→ Directions
Write the data out again, character for character, with no images.

============

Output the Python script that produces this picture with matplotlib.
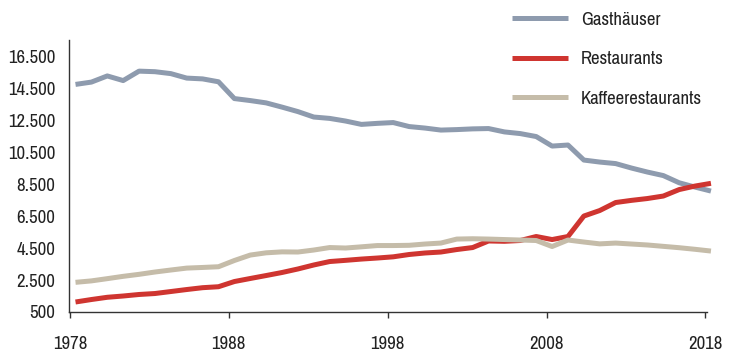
import numpy as np
import matplotlib
matplotlib.use("Agg")
import matplotlib.pyplot as plt
from matplotlib.ticker import FixedLocator, FuncFormatter

plt.rcParams['font.family'] = ['Archivo Narrow', 'Liberation Sans Narrow', 'DejaVu Sans']

years = list(range(1978, 2019))

gasthaeuser = [14730, 14875, 15260, 14970, 15560, 15525, 15405, 15125, 15075, 14895,
               13845, 13720, 13575, 13310, 13030, 12690, 12605, 12440, 12230, 12295,
               12345, 12095, 12000, 11875, 11905, 11950, 11970, 11760, 11655, 11470,
               10875, 10940, 10000, 9875, 9780, 9500, 9250, 9030, 8580, 8310, 8060]

restaurants = [1125, 1280, 1420, 1500, 1595, 1655, 1780, 1905, 2020, 2080,
               2405, 2595, 2780, 2970, 3190, 3440, 3655, 3730, 3810, 3875,
               3950, 4095, 4190, 4250, 4405, 4530, 4940, 4920, 4970, 5220,
               5030, 5220, 6500, 6845, 7345, 7480, 7595, 7750, 8155, 8375, 8545]

kaffee = [2355, 2445, 2585, 2730, 2855, 3000, 3125, 3245, 3285, 3330,
          3720, 4060, 4200, 4260, 4250, 4375, 4530, 4500, 4575, 4655,
          4655, 4670, 4750, 4810, 5060, 5080, 5060, 5030, 5000, 4970,
          4595, 5000, 4875, 4760, 4810, 4750, 4690, 4605, 4520, 4420, 4310]

labels = ["Gasthäuser", "Restaurants", "Kaffeerestaurants"]
colors = ["#8e9bae", "#cf3530", "#c5bca9"]
yticks = [500, 2500, 4500, 6500, 8500, 10500, 12500, 14500, 16500]
xticks = [1978, 1988, 1998, 2008, 2018]

fig = plt.figure(figsize=(7.29, 3.63), dpi=100)
ax = fig.add_axes([0.0953, 0.1405, 0.8745, 0.749])

# data sits a little right of the year ticks in the original
x = np.array(years) + 0.35
for series, lab, col in zip([gasthaeuser, restaurants, kaffee], labels, colors):
    ax.plot(x, series, color=col, lw=3.6, label=lab, clip_on=False,
            solid_joinstyle="round", solid_capstyle="butt")

ax.set_xlim(1977.97, 2018.1)
ax.set_ylim(500, 17500)
ax.xaxis.set_major_locator(FixedLocator(xticks))
ax.yaxis.set_major_locator(FixedLocator(yticks))
ax.yaxis.set_major_formatter(FuncFormatter(lambda v, p: f"{int(v):,}".replace(",", ".")))

for s in ["top", "right"]:
    ax.spines[s].set_visible(False)
for s in ["left", "bottom"]:
    ax.spines[s].set_color("#333333")
    ax.spines[s].set_linewidth(1.0)

ax.tick_params(axis="x", direction="out", length=4, width=1, color="#333333",
               labelsize=13.5, pad=13, labelcolor="#222222")
ax.tick_params(axis="y", length=0, labelsize=13.5, pad=10, labelcolor="#222222")

ax.legend(loc="upper left", bbox_to_anchor=(0.702, 0.968), bbox_transform=fig.transFigure,
          frameon=False, fontsize=13.5, handlelength=3.0, handletextpad=0.7,
          labelspacing=1.25, borderpad=0, borderaxespad=0, labelcolor="#222222")

fig.savefig("out.png", dpi=100)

============

→ Final result
Output the Python script that produces this picture with matplotlib.
import numpy as np
import matplotlib
matplotlib.use("Agg")
import matplotlib.pyplot as plt
from matplotlib.ticker import FixedLocator, FuncFormatter

plt.rcParams['font.family'] = ['Archivo Narrow', 'Liberation Sans Narrow', 'DejaVu Sans']

years = list(range(1978, 2019))

gasthaeuser = [14730, 14875, 15260, 14970, 15560, 15525, 15405, 15125, 15075, 14895,
               13845, 13720, 13575, 13310, 13030, 12690, 12605, 12440, 12230, 12295,
               12345, 12095, 12000, 11875, 11905, 11950, 11970, 11760, 11655, 11470,
               10875, 10940, 10000, 9875, 9780, 9500, 9250, 9030, 8580, 8310, 8060]

restaurants = [1125, 1280, 1420, 1500, 1595, 1655, 1780, 1905, 2020, 2080,
               2405, 2595, 2780, 2970, 3190, 3440, 3655, 3730, 3810, 3875,
               3950, 4095, 4190, 4250, 4405, 4530, 4940, 4920, 4970, 5220,
               5030, 5220, 6500, 6845, 7345, 7480, 7595, 7750, 8155, 8375, 8545]

kaffee = [2355, 2445, 2585, 2730, 2855, 3000, 3125, 3245, 3285, 3330,
          3720, 4060, 4200, 4260, 4250, 4375, 4530, 4500, 4575, 4655,
          4655, 4670, 4750, 4810, 5060, 5080, 5060, 5030, 5000, 4970,
          4595, 5000, 4875, 4760, 4810, 4750, 4690, 4605, 4520, 4420, 4310]

labels = ["Gasthäuser", "Restaurants", "Kaffeerestaurants"]
colors = ["#8e9bae", "#cf3530", "#c5bca9"]
yticks = [500, 2500, 4500, 6500, 8500, 10500, 12500, 14500, 16500]
xticks = [1978, 1988, 1998, 2008, 2018]

fig = plt.figure(figsize=(7.29, 3.63), dpi=100)
ax = fig.add_axes([0.0953, 0.1405, 0.8745, 0.749])

# data sits a little right of the year ticks in the original
x = np.array(years) + 0.35
for series, lab, col in zip([gasthaeuser, restaurants, kaffee], labels, colors):
    ax.plot(x, series, color=col, lw=3.6, label=lab, clip_on=False,
            solid_joinstyle="round", solid_capstyle="butt")

ax.set_xlim(1977.97, 2018.1)
ax.set_ylim(500, 17500)
ax.xaxis.set_major_locator(FixedLocator(xticks))
ax.yaxis.set_major_locator(FixedLocator(yticks))
ax.yaxis.set_major_formatter(FuncFormatter(lambda v, p: f"{int(v):,}".replace(",", ".")))

for s in ["top", "right"]:
    ax.spines[s].set_visible(False)
for s in ["left", "bottom"]:
    ax.spines[s].set_color("#333333")
    ax.spines[s].set_linewidth(1.0)

ax.tick_params(axis="x", direction="out", length=4, width=1, color="#333333",
               labelsize=13.5, pad=13, labelcolor="#222222")
ax.tick_params(axis="y", length=0, labelsize=13.5, pad=10, labelcolor="#222222")

ax.legend(loc="upper left", bbox_to_anchor=(0.702, 0.968), bbox_transform=fig.transFigure,
          frameon=False, fontsize=13.5, handlelength=3.0, handletextpad=0.7,
          labelspacing=1.25, borderpad=0, borderaxespad=0, labelcolor="#222222")

fig.savefig("out.png", dpi=100)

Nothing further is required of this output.